Supplied data =>
----

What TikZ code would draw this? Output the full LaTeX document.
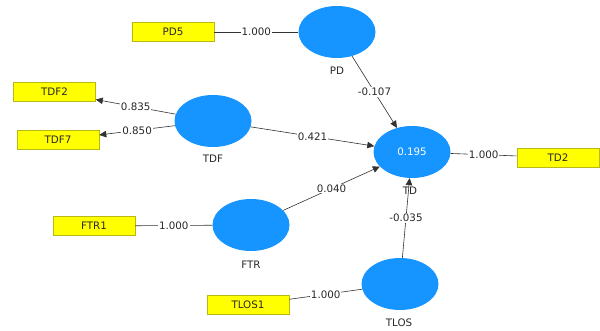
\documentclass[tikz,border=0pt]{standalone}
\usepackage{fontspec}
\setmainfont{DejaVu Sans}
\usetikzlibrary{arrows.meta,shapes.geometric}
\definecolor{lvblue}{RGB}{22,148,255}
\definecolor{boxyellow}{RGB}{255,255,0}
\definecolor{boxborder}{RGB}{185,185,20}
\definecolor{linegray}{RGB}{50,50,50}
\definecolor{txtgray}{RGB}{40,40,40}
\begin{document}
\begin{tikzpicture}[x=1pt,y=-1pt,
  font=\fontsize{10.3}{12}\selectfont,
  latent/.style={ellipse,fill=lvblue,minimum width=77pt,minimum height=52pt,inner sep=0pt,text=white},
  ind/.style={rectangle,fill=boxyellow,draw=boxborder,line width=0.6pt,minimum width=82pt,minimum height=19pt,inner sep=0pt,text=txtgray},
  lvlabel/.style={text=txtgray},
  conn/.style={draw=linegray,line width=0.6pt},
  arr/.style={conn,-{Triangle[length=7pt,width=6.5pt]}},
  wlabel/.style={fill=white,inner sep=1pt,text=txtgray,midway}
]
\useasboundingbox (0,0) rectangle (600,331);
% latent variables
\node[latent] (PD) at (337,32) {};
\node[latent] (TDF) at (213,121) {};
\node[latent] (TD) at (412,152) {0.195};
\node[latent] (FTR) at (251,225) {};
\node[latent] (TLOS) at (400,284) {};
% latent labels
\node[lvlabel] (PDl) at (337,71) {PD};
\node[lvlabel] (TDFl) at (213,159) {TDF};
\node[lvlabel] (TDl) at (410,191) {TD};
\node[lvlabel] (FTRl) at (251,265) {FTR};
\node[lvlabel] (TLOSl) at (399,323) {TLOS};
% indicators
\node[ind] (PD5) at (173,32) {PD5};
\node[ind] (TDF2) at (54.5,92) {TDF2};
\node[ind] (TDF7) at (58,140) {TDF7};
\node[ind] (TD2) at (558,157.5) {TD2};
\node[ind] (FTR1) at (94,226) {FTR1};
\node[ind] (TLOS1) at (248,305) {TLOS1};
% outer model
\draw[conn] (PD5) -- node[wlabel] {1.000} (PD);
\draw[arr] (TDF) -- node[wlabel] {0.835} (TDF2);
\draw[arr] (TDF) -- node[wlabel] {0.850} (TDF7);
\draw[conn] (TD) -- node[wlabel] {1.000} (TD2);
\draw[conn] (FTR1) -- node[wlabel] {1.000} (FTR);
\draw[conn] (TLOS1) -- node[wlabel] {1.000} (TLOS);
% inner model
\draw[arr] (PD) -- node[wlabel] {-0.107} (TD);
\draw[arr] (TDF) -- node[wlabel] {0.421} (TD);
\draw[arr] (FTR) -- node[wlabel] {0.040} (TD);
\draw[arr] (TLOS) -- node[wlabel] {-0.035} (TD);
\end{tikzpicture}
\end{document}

----

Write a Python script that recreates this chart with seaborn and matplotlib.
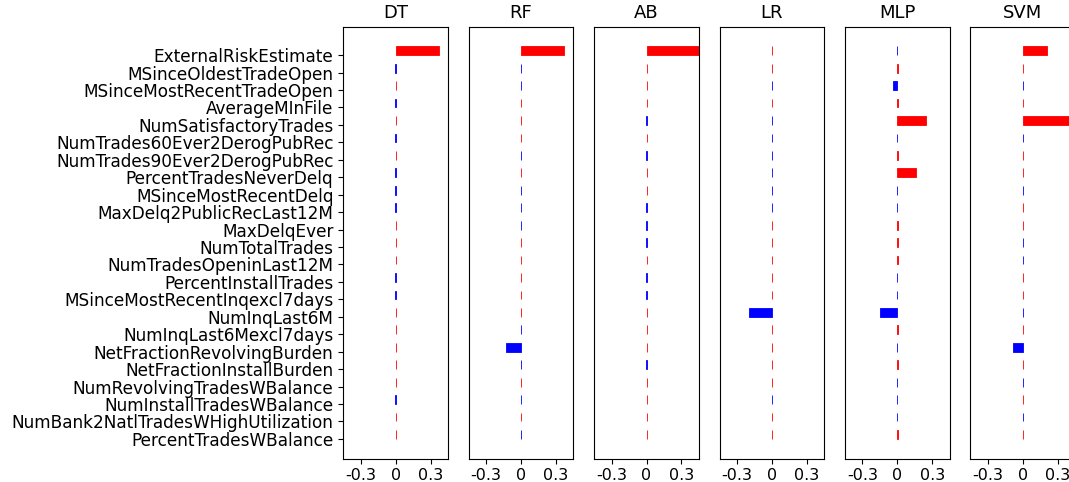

----

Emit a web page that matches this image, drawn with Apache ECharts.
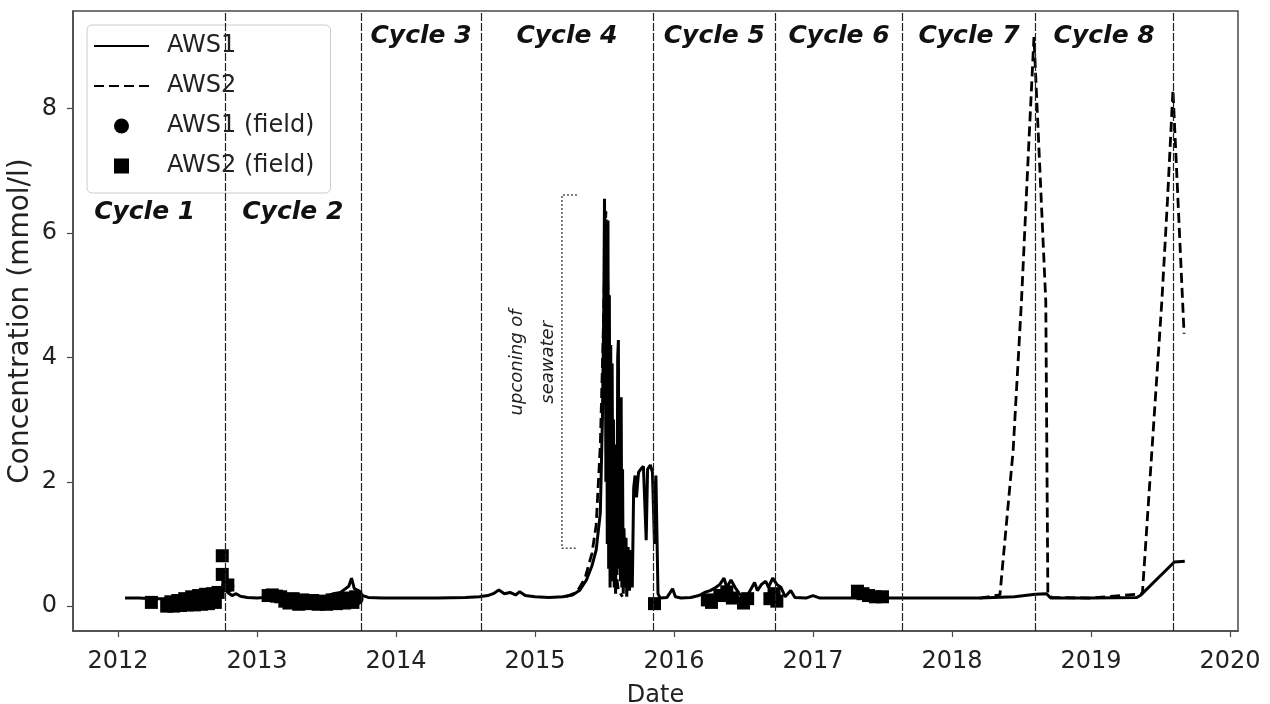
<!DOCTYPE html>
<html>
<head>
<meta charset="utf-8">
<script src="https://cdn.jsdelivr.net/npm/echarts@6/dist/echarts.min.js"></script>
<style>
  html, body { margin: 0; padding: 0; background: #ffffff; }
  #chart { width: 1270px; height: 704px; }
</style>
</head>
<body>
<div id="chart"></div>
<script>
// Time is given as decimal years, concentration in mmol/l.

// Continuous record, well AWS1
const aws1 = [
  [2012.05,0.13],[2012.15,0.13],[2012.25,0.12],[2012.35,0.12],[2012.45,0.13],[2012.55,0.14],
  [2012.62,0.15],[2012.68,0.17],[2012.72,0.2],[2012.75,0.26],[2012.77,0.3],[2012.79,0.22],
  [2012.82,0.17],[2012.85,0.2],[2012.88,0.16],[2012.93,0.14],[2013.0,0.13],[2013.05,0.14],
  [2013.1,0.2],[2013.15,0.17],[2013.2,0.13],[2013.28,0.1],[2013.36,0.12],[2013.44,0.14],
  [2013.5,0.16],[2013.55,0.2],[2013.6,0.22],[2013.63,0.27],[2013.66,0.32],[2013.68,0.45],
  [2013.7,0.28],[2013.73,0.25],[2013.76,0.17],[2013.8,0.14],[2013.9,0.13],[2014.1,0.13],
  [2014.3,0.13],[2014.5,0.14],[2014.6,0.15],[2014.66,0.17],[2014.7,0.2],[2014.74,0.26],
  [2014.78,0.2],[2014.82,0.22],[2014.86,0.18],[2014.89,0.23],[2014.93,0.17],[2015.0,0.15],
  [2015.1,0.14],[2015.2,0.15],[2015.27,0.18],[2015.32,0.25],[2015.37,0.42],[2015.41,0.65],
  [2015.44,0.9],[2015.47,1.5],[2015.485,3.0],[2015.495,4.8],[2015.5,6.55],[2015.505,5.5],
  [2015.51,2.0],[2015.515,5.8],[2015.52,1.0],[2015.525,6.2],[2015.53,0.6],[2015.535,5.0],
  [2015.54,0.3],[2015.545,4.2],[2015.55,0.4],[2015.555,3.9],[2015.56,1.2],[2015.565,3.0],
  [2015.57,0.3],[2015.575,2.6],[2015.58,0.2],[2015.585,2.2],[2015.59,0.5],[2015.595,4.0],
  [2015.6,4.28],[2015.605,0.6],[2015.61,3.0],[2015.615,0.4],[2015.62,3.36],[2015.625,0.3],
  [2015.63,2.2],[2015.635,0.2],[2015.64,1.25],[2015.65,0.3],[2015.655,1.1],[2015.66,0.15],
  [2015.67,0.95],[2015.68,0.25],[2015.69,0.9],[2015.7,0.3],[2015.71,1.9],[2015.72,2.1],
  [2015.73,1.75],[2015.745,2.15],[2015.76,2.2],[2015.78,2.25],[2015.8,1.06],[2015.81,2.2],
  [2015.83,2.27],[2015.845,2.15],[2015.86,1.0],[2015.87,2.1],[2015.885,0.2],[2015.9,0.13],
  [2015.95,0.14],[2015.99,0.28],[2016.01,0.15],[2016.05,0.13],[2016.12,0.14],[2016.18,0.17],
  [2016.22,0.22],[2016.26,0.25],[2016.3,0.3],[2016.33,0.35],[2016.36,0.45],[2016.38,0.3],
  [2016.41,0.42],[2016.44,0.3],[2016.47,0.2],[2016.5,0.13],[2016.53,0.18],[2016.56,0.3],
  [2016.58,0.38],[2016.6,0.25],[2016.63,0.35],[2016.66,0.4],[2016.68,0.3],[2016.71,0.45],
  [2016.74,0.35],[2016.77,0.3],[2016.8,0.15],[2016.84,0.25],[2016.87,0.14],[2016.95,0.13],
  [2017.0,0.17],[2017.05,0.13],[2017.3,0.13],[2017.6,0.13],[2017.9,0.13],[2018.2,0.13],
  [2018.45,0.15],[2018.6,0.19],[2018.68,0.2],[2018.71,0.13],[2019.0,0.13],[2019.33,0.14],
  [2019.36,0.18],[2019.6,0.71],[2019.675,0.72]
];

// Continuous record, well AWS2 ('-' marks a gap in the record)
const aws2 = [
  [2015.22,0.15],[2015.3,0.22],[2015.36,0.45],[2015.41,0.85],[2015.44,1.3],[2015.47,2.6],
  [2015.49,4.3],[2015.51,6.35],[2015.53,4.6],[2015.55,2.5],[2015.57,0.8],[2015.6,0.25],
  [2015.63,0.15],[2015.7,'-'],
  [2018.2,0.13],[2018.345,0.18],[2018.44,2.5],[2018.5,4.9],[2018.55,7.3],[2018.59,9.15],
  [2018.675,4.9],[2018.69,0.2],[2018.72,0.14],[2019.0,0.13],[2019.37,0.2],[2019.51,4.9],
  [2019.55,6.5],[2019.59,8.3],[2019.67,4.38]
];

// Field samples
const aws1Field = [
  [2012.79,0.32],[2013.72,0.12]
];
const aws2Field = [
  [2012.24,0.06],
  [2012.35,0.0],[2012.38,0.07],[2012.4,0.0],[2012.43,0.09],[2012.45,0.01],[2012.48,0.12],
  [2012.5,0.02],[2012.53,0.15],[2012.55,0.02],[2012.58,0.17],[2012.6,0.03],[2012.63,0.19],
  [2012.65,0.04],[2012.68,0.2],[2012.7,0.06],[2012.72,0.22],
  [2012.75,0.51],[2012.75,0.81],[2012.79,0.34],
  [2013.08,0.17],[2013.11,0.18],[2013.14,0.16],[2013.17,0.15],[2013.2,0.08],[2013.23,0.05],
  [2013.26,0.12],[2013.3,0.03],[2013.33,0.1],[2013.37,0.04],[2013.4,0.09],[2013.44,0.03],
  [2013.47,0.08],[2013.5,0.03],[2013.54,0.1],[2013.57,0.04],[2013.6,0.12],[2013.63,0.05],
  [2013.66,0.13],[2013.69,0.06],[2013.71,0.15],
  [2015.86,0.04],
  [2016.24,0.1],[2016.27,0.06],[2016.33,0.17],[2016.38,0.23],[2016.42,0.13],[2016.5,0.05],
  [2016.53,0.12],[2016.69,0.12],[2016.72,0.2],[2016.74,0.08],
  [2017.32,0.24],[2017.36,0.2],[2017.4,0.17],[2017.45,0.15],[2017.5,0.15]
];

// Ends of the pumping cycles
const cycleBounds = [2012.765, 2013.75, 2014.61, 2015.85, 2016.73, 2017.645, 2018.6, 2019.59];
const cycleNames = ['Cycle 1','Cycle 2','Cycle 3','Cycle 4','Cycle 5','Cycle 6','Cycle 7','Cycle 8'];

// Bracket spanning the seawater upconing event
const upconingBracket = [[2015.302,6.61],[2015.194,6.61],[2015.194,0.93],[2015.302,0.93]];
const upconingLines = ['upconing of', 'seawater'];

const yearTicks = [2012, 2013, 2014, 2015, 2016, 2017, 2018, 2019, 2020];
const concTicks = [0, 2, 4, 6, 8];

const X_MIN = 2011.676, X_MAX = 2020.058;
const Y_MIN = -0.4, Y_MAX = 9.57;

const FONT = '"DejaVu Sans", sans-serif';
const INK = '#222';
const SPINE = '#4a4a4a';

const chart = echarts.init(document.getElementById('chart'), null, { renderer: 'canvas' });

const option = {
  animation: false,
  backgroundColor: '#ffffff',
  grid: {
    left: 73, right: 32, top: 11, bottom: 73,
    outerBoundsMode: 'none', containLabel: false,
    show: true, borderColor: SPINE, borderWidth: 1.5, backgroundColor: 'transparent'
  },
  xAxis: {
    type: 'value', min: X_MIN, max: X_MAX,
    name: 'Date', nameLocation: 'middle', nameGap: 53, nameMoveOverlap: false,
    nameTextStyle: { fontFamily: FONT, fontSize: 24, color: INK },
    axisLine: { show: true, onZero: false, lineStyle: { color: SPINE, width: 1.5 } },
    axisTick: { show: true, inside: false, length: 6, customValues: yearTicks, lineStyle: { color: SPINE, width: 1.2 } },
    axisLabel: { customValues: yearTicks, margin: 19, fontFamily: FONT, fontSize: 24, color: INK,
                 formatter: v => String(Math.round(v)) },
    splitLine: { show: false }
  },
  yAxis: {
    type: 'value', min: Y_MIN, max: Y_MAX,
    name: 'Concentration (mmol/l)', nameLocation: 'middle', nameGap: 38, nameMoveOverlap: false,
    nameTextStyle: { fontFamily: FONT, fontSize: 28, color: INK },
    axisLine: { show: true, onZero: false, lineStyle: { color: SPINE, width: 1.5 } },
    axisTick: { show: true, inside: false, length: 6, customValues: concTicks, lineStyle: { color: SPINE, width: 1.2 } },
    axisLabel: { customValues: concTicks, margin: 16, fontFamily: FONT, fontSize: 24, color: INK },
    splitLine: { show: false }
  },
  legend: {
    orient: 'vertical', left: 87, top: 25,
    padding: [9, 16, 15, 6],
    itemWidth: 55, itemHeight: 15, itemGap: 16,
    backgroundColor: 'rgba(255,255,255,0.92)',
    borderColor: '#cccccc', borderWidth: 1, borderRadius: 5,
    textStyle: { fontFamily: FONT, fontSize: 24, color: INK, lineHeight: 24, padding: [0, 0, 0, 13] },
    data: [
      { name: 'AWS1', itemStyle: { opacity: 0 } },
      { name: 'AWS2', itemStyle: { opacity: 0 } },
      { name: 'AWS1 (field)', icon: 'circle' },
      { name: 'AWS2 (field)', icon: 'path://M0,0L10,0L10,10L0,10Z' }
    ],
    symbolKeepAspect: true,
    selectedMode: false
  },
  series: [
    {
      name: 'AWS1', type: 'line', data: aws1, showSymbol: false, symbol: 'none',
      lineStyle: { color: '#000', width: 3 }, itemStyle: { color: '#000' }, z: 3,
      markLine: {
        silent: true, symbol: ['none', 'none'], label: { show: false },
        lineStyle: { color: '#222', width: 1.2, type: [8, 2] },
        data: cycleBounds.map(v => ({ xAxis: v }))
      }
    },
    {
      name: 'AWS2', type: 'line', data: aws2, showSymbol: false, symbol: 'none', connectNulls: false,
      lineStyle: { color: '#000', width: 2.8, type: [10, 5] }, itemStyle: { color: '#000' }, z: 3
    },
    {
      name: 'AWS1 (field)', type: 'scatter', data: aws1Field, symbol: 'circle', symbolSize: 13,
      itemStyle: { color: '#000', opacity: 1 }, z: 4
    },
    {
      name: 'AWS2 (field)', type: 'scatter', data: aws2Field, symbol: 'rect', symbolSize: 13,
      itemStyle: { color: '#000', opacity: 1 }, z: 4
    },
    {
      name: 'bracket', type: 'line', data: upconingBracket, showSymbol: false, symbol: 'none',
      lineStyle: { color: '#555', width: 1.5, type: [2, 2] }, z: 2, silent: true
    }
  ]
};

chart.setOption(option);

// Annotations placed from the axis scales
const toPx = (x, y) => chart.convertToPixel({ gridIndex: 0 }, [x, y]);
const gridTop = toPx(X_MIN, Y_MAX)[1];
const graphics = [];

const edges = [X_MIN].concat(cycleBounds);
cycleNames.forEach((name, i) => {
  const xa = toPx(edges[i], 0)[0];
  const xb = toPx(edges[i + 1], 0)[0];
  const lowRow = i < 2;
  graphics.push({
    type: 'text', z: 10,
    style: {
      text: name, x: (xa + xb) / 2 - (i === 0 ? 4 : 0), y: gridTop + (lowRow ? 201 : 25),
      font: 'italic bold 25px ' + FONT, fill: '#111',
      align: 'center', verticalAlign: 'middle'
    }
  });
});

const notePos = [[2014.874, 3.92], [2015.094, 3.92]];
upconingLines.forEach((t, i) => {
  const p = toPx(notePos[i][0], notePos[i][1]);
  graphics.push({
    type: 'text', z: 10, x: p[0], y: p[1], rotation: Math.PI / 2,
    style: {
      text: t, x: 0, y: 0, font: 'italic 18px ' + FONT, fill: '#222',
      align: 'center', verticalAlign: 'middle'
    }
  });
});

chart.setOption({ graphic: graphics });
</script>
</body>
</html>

----

Challenge =>
Report how many lines in the listing include the word "with". Give nothing but the count.

Exercise result =>
2